Diese Umverteilung ist aber keinesfalls zwingend, sie liegt vielmehr in der jetzigen konkreten Ausgestaltung des Elterngeldes begründet. Natürlich wäre es beispielsweise möglich, den Elterngeldmindestsatz auf ein Niveau zu setzen, durch welches Einbußen für Einkommensschwache und Erwerbslose vermieden werden. Das ist eine Frage der politischen Entscheidung.
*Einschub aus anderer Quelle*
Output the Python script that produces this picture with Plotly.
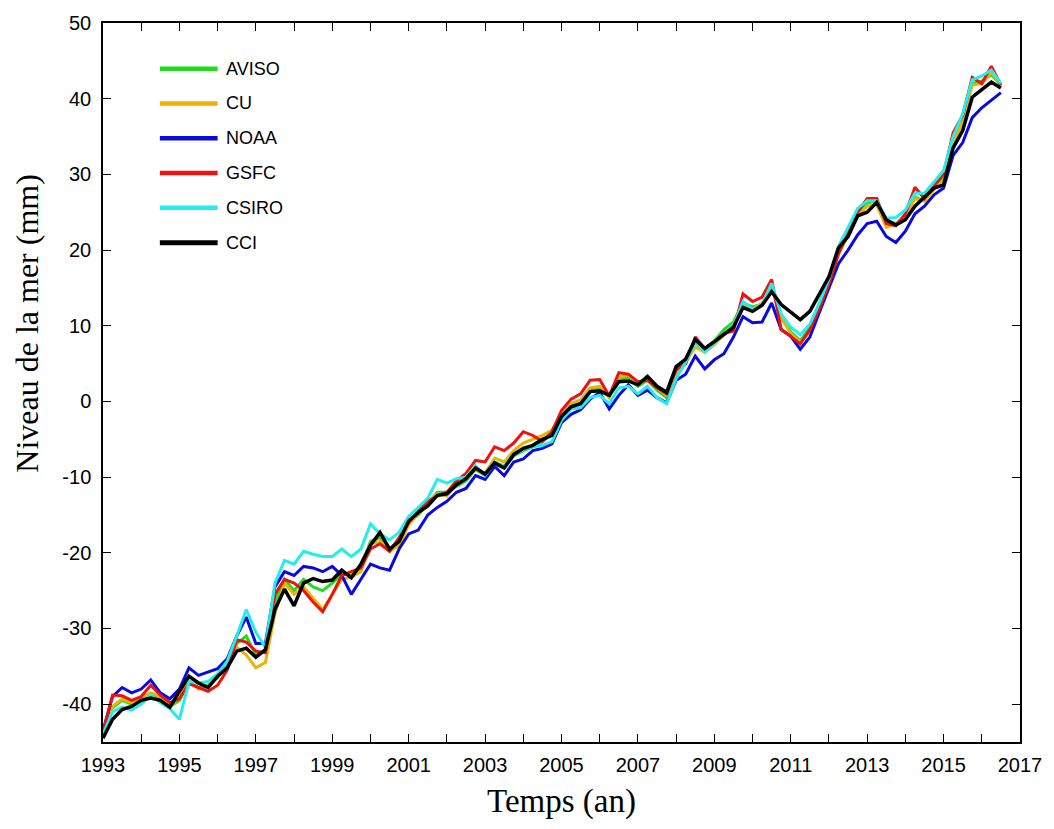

Frauen­po­li­ti­sches Unbehagen

Auch wenn erfreulich ist, dass die Kopplung des Elterngeldes an das Einkommen vielen durchschnittlich bis gut verdienenden Frauen mehr Unabhängigkeit von ihren Partnern verschafft, ist festzustellen, dass dieser Fortschritt mit dem Elterngeld in der jetzigen Form auf Kosten der sozial Schwächeren erfolgt. Zudem bleiben eine Reihe weiterer Problemlagen bestehen, die die Hoffnungen auf die wohlbringenden Wirkungen des Elterngeldes deutlich relativieren. Hierzu gehört insbesondere der weiterhin bestehende Mangel an qualitativ hochwertiger Kinderbetreuung. Angesichts der Tatsache, dass Frauen im Durchschnitt nach wie vor über ein weitaus geringeres Einkommen verfügen als Männer, werden es weiterhin überwiegend Frauen sein, die nach einem Jahr entweder zu Hause bleiben oder einer Teilzeittätigkeit nachgehen und die Erziehungsarbeit übernehmen. Daran wird auch das neue Elterngeld nichts ändern.